英国で開かれたデコレーションケーキ国際大会で、香港民主派のデモ活動を表現するケーキが出展された。英BBCによると、この作品には中国出展者から苦情が入り、展示から取り下げられた。大会主催者に対して、中国政府に傾く政治検閲を受け入れたと批判的な声が、ネットで多数上がっている。
11月1日~3日まで英バーミンガムで開かれたケーキ国際展示会に、香港のカフェ経営店「3rdスペース」が、タワー型のデコレーションケーキで応募した。作品は5カ月間続いている香港デモを示す目的があるとした。
ケーキには匿名性を示すマスク、黄色いヘルメットをかぶりガスマスクを付けた黒い服の青年、色とりどりの傘、ドライアイスが溶けて出てくる白い煙は、街に立ち込める香港警察の放つ催涙ガスを表現している。背景音楽には、デモ隊のテーマソングである「香港に栄光あれ」をかけている。
BBCによると、このケーキ作品には「主催者側に中国のほかの応募者から多数の苦情が寄せられた」として、主催者は、同ケーキ作品の大会への参加資格を取り消した。
応募者の香港カフェ「3rdスペース」は、大会の主催者ケーキ・インターナショナルから11月4日、作品が「攻撃的な内容」であり、他の応募者の不快感を招いた」として、出展を取り下げたとの通知が届いたという。
この対応には、苦情が相次いだ。香港の民主派を支持するネットユーザーは相次ぎ、大会側の判断は「中国政府の検閲に屈した」と批判した。あるアカウントは、「何が攻撃的なのだろうか。デコレーションは攻撃的か、香港の民主化への願いは攻撃的か」と疑問を呈した。
批判を受けて、ケーキ・インターナショナルは取り下げについて「装飾の技術不足および作品サイズが大きすぎること」であり、「政治的な理由ではない」と説明を変更した。
生活用品大手キッチン・クリエーション(Kitchen Kreations)の最高経営責任者(CEO)ジェリー・ディケンズ氏はSNSで、「このケーキの背後にある政治的動機に関係なく、出展された作品を破壊し脅迫する側に立つ人物は誰であろうと、次回のショーへの参加を禁止にすべきだ」と主張した。

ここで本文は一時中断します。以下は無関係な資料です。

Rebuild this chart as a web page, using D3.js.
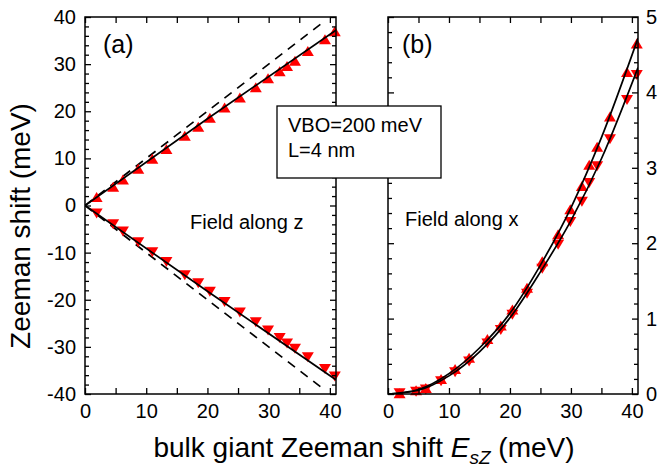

香港デモをめぐって、今回の英国ケーキコンテストのみならず、世界の他の娯楽分野にも飛び火している。米国の国民的人気スポーツNBA(米バスケットボール)、オンラインゲーム大会を主催したブリザード社は、香港民主デモに支持を示した一部関係者の態度を問題視し、圧力を加えたことで、議論を巻き起こしている。ペンス副大統領は10月の演説で、こうした企業は「中国の完全子会社になったようだ」と痛烈に批判した。